How do people know, say, that some specific event happened in China 1200 BC? Or the Mayans did something in AD 150? Back then, didn't they all use a different calendar system?
closed as off-topic by Tyler Durden, andy256, Kobunite, CGCampbell, Semaphore♦ Apr 27 '15 at 18:01
This question appears to be off-topic. The users who voted to close gave this specific reason:
- "Requests for trivia or basic historical facts are off-topic if they can be easily answered by looking up the relevant topic on Wikipedia. We're trying to complement common historical references, not duplicate them." – Tyler Durden, andy256, Kobunite, CGCampbell, Semaphore
The term you're looking for is chronology (Wikipedia's article on the subject is rather sub-par).
In general, there are two major ways of synchronizing dates.

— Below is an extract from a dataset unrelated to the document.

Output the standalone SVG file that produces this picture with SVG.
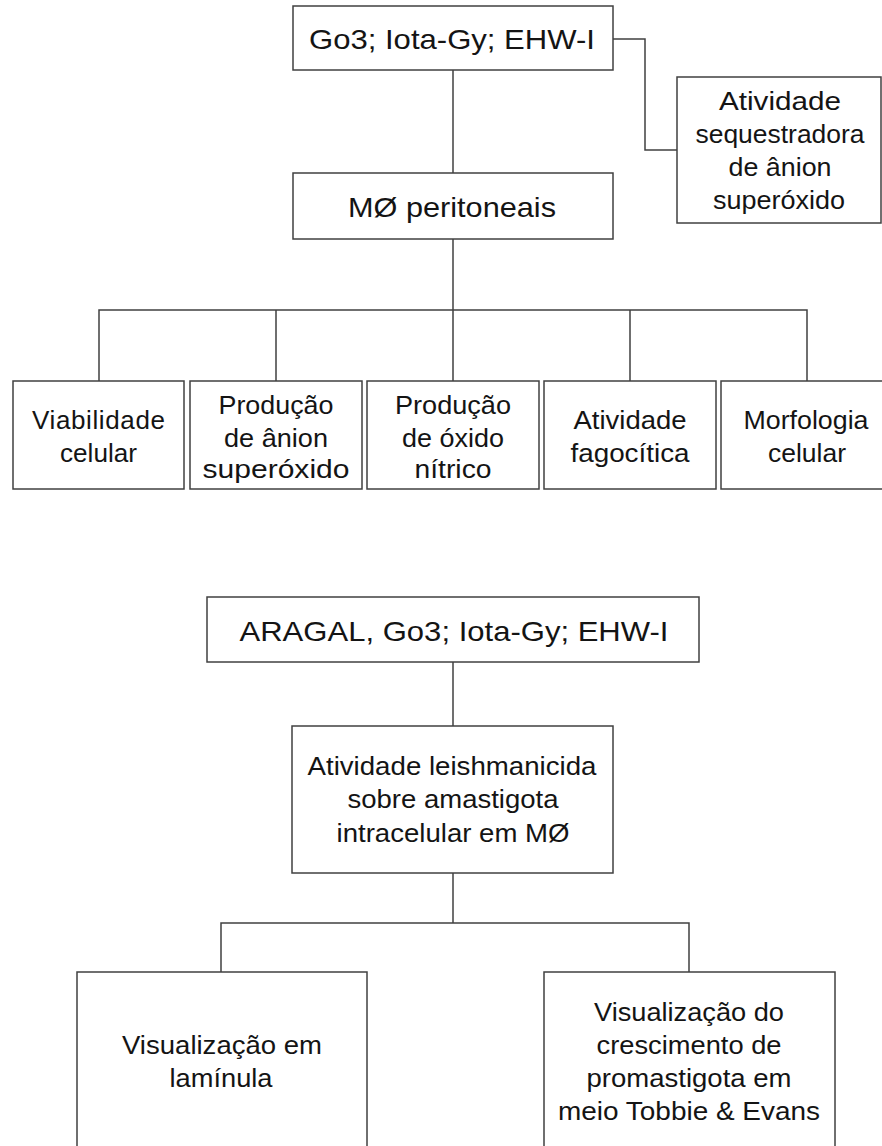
<svg xmlns="http://www.w3.org/2000/svg" width="882" height="1146" viewBox="0 0 882 1146">
<style>
.box{fill:#fff;stroke:#404040;stroke-width:1.5}
.ln{fill:none;stroke:#404040;stroke-width:1.5}
text{font-family:"Liberation Sans",Arial,sans-serif;fill:#141414;text-anchor:middle}
.big{font-size:28px}
.t{font-size:26px}
</style>
<rect width="882" height="1146" fill="#fff"/>
<g id="connectors">
<path class="ln" d="M453 70V173"/>
<path class="ln" d="M613 39H645V150H677"/>
<path class="ln" d="M453 239V310"/>
<path class="ln" d="M99 381V310H807V381"/>
<path class="ln" d="M276 310V381M453 310V381M630 310V381"/>
<path class="ln" d="M453 662V726"/>
<path class="ln" d="M453 873V923"/>
<path class="ln" d="M221 972V923H689V972"/>
</g>
<g id="n-go3">
<rect class="box" x="293" y="6" width="320" height="64"/>
<text class="big" x="452" y="49" textLength="286" lengthAdjust="spacingAndGlyphs">Go3; Iota-Gy; EHW-I</text>
</g>
<g id="n-seq">
<rect class="box" x="677" y="77" width="204" height="146"/>
<text class="t" x="780" y="110" textLength="122" lengthAdjust="spacingAndGlyphs">Atividade</text>
<text class="t" x="780" y="143" textLength="169" lengthAdjust="spacingAndGlyphs">sequestradora</text>
<text class="t" x="780" y="176" textLength="103" lengthAdjust="spacingAndGlyphs">de ânion</text>
<text class="t" x="779" y="209" textLength="132" lengthAdjust="spacingAndGlyphs">superóxido</text>
</g>
<g id="n-mo">
<rect class="box" x="293" y="173" width="320" height="66"/>
<text class="big" x="452" y="217" textLength="208" lengthAdjust="spacingAndGlyphs">MØ peritoneais</text>
</g>
<g id="n-viab">
<rect class="box" x="13" y="381" width="171" height="108"/>
<text class="t" x="98.5" y="429" textLength="133" lengthAdjust="spacing">Viabilidade</text>
<text class="t" x="98.5" y="462" textLength="77" lengthAdjust="spacingAndGlyphs">celular</text>
</g>
<g id="n-sup">
<rect class="box" x="190" y="381" width="172" height="108"/>
<text class="t" x="276" y="414" textLength="115" lengthAdjust="spacingAndGlyphs">Produção</text>
<text class="t" x="276" y="447" textLength="104" lengthAdjust="spacingAndGlyphs">de ânion</text>
<text class="t" x="276" y="478" textLength="147" lengthAdjust="spacingAndGlyphs">superóxido</text>
</g>
<g id="n-no">
<rect class="box" x="367" y="381" width="172" height="108"/>
<text class="t" x="453" y="414" textLength="116" lengthAdjust="spacingAndGlyphs">Produção</text>
<text class="t" x="453" y="447" textLength="102" lengthAdjust="spacingAndGlyphs">de óxido</text>
<text class="t" x="453" y="478" textLength="77" lengthAdjust="spacingAndGlyphs">nítrico</text>
</g>
<g id="n-fago">
<rect class="box" x="544" y="381" width="172" height="108"/>
<text class="t" x="630" y="429" textLength="113" lengthAdjust="spacingAndGlyphs">Atividade</text>
<text class="t" x="630" y="462" textLength="119" lengthAdjust="spacingAndGlyphs">fagocítica</text>
</g>
<g id="n-morf">
<rect class="box" x="721" y="381" width="172" height="108"/>
<text class="t" x="806" y="429" textLength="125" lengthAdjust="spacingAndGlyphs">Morfologia</text>
<text class="t" x="807" y="462" textLength="78" lengthAdjust="spacingAndGlyphs">celular</text>
</g>
<g id="n-aragal">
<rect class="box" x="207" y="597" width="492" height="65"/>
<text class="big" x="454" y="641" textLength="429" lengthAdjust="spacingAndGlyphs">ARAGAL, Go3; Iota-Gy; EHW-I</text>
</g>
<g id="n-leish">
<rect class="box" x="292" y="726" width="321" height="147"/>
<text class="t" x="452" y="775" textLength="289" lengthAdjust="spacingAndGlyphs">Atividade leishmanicida</text>
<text class="t" x="453" y="808" textLength="211" lengthAdjust="spacingAndGlyphs">sobre amastigota</text>
<text class="t" x="453" y="842" textLength="233" lengthAdjust="spacingAndGlyphs">intracelular em MØ</text>
</g>
<g id="n-lam">
<rect class="box" x="77" y="972" width="290" height="190"/>
<text class="t" x="222" y="1054" textLength="200" lengthAdjust="spacingAndGlyphs">Visualização em</text>
<text class="t" x="221" y="1087" textLength="103" lengthAdjust="spacingAndGlyphs">lamínula</text>
</g>
<g id="n-promast">
<rect class="box" x="544" y="972" width="291" height="190"/>
<text class="t" x="689" y="1021" textLength="190" lengthAdjust="spacingAndGlyphs">Visualização do</text>
<text class="t" x="689" y="1054" textLength="185" lengthAdjust="spacingAndGlyphs">crescimento de</text>
<text class="t" x="689" y="1087" textLength="205" lengthAdjust="spacingAndGlyphs">promastigota em</text>
<text class="t" x="689" y="1120" textLength="262" lengthAdjust="spacingAndGlyphs">meio Tobbie &amp; Evans</text>
</g>
</svg>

Find an event recorded in more than one calendar. For example, if a treaty was signed on "a.d. VIII Kal. Oct, Julius et Caesar consulibus" and "126.96.36.199.14", you can establish an equivalence between the two and convert dates back and forth; a sufficient chain of conversions will let you figure out what the date would be in a modern system. In practice, you'll want multiple dual-dated events, because of errors in the historical record.
Find an astronomical event that was recorded with a date. Total solar eclipses are especially good for this, since they're rare and only visible from a small area. If you've got even a "within a century or two" idea of how the calendar you're working with aligns to the modern dating system, there's usually only one eclipse that's a candidate. Again, you want multiple events to deal with possible error (eg. an annular eclipse that was recorded as total, or a "great comet" that was on a hyperbolic orbit rather than the short-period comet you thought it was).